Happy Inspector Reduces Lost Documents While Conserving The Environment

On average, a company will spend $122 attempting to find a lost document, according to PricewaterhouseCoopers. It’s also estimated that 7.5% of all company documents are lost completely.

Drill that math down a bit further: if your company utilizes 10,000 documents, 750 of them will most likely be lost, costing your company around $91,500. Recreating lost docs will cost the company around $100,000, if you include time and supplies.

The Happy Inspector mobile app is working to turn these numbers around. Its app users have taken over 25 million photos as part of their property inspection process. The images are time-stamped, automatically collated, and stored in the cloud. Its use of data analysis help companies make the most of their property inspections and operations audits, including multifamily properties, construction, hospitality and other commercial real estate properties.

“It’s easy for professionals in the field to record valuable evidence if all they have to do is point and click,” Happy Inspector CIO Jindou Lee wrote on CIO.com, “and management can find any image they need at the push of a button. Photographs offer a simple way to record a given moment in time. IT teams need to find a way to leverage them effectively to drive business value and reduce liability.”

Happy Inspector’s parent company, HappyCo, is a San Francisco-based software firm that builds mobile applications for enterprise workforces so that they can run their operations more efficiently. Its Happy Inspector product is used by thousands of companies and has facilitated more than 1.5 million inspections. The company was founded in 2011 and is privately held.

Another concern involves the world outside the office: in 2016, humans created more than a billion tons of paper, with U.S. offices using more than 12.1 trillion sheets of paper per year. More than a quarter of all landfill waste is made of paper.

History was supposed to take a different turn. Even as early as the 1960s, the idea of a paperless office was beginning to make traction. In 1975, Businessweek magazine predicted that paper would be “dead” by 1990, thanks to the coming digital age. Yet, in the 21st century, we are still producing more paper than ever before.
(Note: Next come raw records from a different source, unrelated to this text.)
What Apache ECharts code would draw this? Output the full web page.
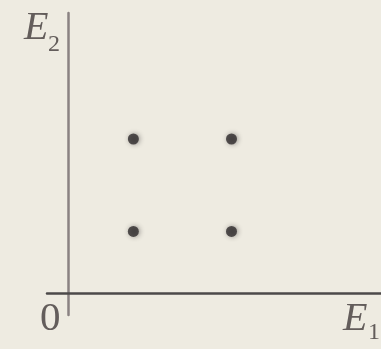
<!DOCTYPE html>
<html>
<head>
<meta charset="utf-8">
<script src="https://cdn.jsdelivr.net/npm/echarts@6/dist/echarts.min.js"></script>
<style>
  html, body { margin: 0; padding: 0; background: #eeebe1; }
  #chart { width: 381px; height: 349px; }
</style>
</head>
<body>
<div id="chart"></div>
<script>
// Energy levels of the two subsystems
const e1Levels = [2, 5, 2, 5];
const e2Levels = [5, 5, 2, 2];
const originLabel = '0';
const xAxisName = 'E';
const xAxisSub = '1';
const yAxisName = 'E';
const yAxisSub = '2';

const points = e1Levels.map((x, i) => [x, e2Levels[i]]);

const chart = echarts.init(document.getElementById('chart'), null, { renderer: 'canvas' });

const serif = '"Liberation Serif", "DejaVu Serif", serif';
const textColor = '#635d5b';

function label(text, left, top, size, italic) {
  return {
    type: 'text',
    left: left,
    top: top,
    style: {
      text: text,
      fontFamily: serif,
      fontStyle: italic ? 'italic' : 'normal',
      fontSize: size,
      fill: textColor
    }
  };
}

chart.setOption({
  backgroundColor: '#eeebe1',
  animation: false,
  grid: { left: 47, right: 0, top: 13, bottom: 34 },
  xAxis: {
    type: 'value',
    min: -0.64,
    max: 9.57,
    axisLine: { show: true, onZero: true, lineStyle: { color: '#4c4949', width: 2.5 } },
    axisTick: { show: false },
    axisLabel: { show: false },
    splitLine: { show: false }
  },
  yAxis: {
    type: 'value',
    min: -0.714,
    max: 9.09,
    axisLine: { show: true, onZero: true, lineStyle: { color: '#8a8282', width: 2.5 } },
    axisTick: { show: false },
    axisLabel: { show: false },
    splitLine: { show: false }
  },
  series: [{
    type: 'scatter',
    data: points,
    symbol: 'circle',
    symbolSize: 11,
    itemStyle: {
      color: '#2e2a2c',
      shadowColor: 'rgba(40,36,38,0.55)',
      shadowBlur: 5,
      shadowOffsetX: 1
    }
  }],
  graphic: [
    label(yAxisName, 24, 8, 40, true),
    label(yAxisSub, 48, 33, 24, false),
    label(originLabel, 40, 299, 41, false),
    label(xAxisName, 343, 299, 40, true),
    label(xAxisSub, 368, 321, 24, false)
  ]
});
</script>
</body>
</html>
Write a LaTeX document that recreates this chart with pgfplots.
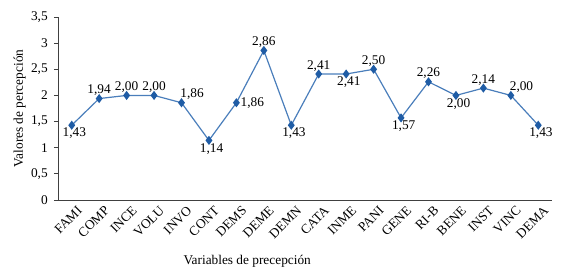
\documentclass[border=0pt]{standalone}
\usepackage{pgfplots}
\pgfplotsset{compat=1.18}
\usepackage{fontspec}
\setmainfont{Liberation Serif}
\definecolor{lineblue}{RGB}{74,126,187}
\definecolor{markblue}{RGB}{31,92,165}
\begin{document}
\fontsize{10}{12}\selectfont
\begin{tikzpicture}[x=0.75pt,y=0.75pt]
\begin{axis}[
  scale only axis,
  width=370.5pt, height=137.25pt,
  xmin=-0.5, xmax=17.5,
  ymin=0, ymax=3.5,
  ytick={0,0.5,1,1.5,2,2.5,3,3.5},
  xtick={0,...,17},
  xticklabels={FAMI,COMP,INCE,VOLU,INVO,CONT,DEMS,DEME,DEMN,CATA,INME,PANI,GENE,RI-B,BENE,INST,VINC,DEMA},
  x tick label style={rotate=45, anchor=north east, inner sep=1pt, xshift=3pt, yshift=-2pt},
  xtick style={draw=none},
  axis x line*=bottom,
  axis y line*=left,
  axis line style={draw=black!75, line width=0.6pt, -},
  ytick style={draw=black!75, line width=0.6pt},
  tick align=outside,
  major tick length=3pt,
  /pgf/number format/assume math mode=true,
  /pgf/number format/use comma,
  yticklabel style={/pgf/number format/fixed, inner sep=1.5pt, xshift=-3pt},
  ylabel={Valores de percepción},
  ylabel shift=-1pt,
  xlabel={Variables de precepción},
  xlabel style={at={(rel axis cs:0.383,0)}, anchor=north, yshift=-38pt},
  clip=false,
]
\addplot[color=lineblue, line width=0.9pt, mark=diamond*, mark size=2.7pt, mark options={fill=markblue, draw=markblue}]
coordinates {
(0,1.43) (1,1.94) (2,2.00) (3,2.00) (4,1.86) (5,1.14) (6,1.86) (7,2.86) (8,1.43)
(9,2.41) (10,2.41) (11,2.50) (12,1.57) (13,2.26) (14,2.00) (15,2.14) (16,2.00) (17,1.43)
};
% labels above
\addplot[draw=none, mark=none, nodes near coords={\pgfmathprintnumber[fixed,fixed zerofill,precision=2]{\pgfplotspointmeta}}, nodes near coords align={above}, every node near coord/.append style={inner sep=2pt}]
coordinates {(1,1.94) (2,2.00) (3,2.00) (7,2.86) (9,2.41) (11,2.50) (13,2.26) (15,2.14)};
% labels above right
\addplot[draw=none, mark=none, nodes near coords={\pgfmathprintnumber[fixed,fixed zerofill,precision=2]{\pgfplotspointmeta}}, nodes near coords align={above}, every node near coord/.append style={inner sep=2pt, xshift=8pt}]
coordinates {(4,1.86) (16,2.00)};
% labels below
\addplot[draw=none, mark=none, nodes near coords={\pgfmathprintnumber[fixed,fixed zerofill,precision=2]{\pgfplotspointmeta}}, nodes near coords align={below}, every node near coord/.append style={inner sep=2pt, xshift=2pt}]
coordinates {(0,1.43) (5,1.14) (8,1.43) (10,2.41) (12,1.57) (14,2.00) (17,1.43)};
% labels right
\addplot[draw=none, mark=none, nodes near coords={\pgfmathprintnumber[fixed,fixed zerofill,precision=2]{\pgfplotspointmeta}}, nodes near coords align={right}, every node near coord/.append style={inner sep=3pt}]
coordinates {(6,1.86)};
\end{axis}
\path[use as bounding box] (-58,-74) rectangle (514,200);
\end{tikzpicture}
\end{document}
Lee goes on to say that the main reason for this resistance to change is inertia.

“People do things the way they’ve always done them because familiarity makes life easier in the short term,” he writes. “There’s no learning curve with paper because most processes in use today—from getting a mortgage to filling out medical forms—were originally created using pen and ink, and they work pretty well. The problem is that simply digitizing paper-based processes isn’t a good enough reason to switch. There needs to be a compelling bottom-line benefit to replacing a tried-and-true system.”

The Happy Inspector app allows property managers to get reliable data by standardizing inspections with mobile forms. It can also create a visual record of property conditions with digital photos and signatures. It adds costs and scores to estimate expenses and benchmark property and staff performance. As well, it implements comprehensive asset inspections and regulatory compliance assessments.

The app is cloud enabled, so inspections and reports are automatically backed up and never lost. The information is available on all devices, so that team members can work together on any one inspection without confusion or miscommunication.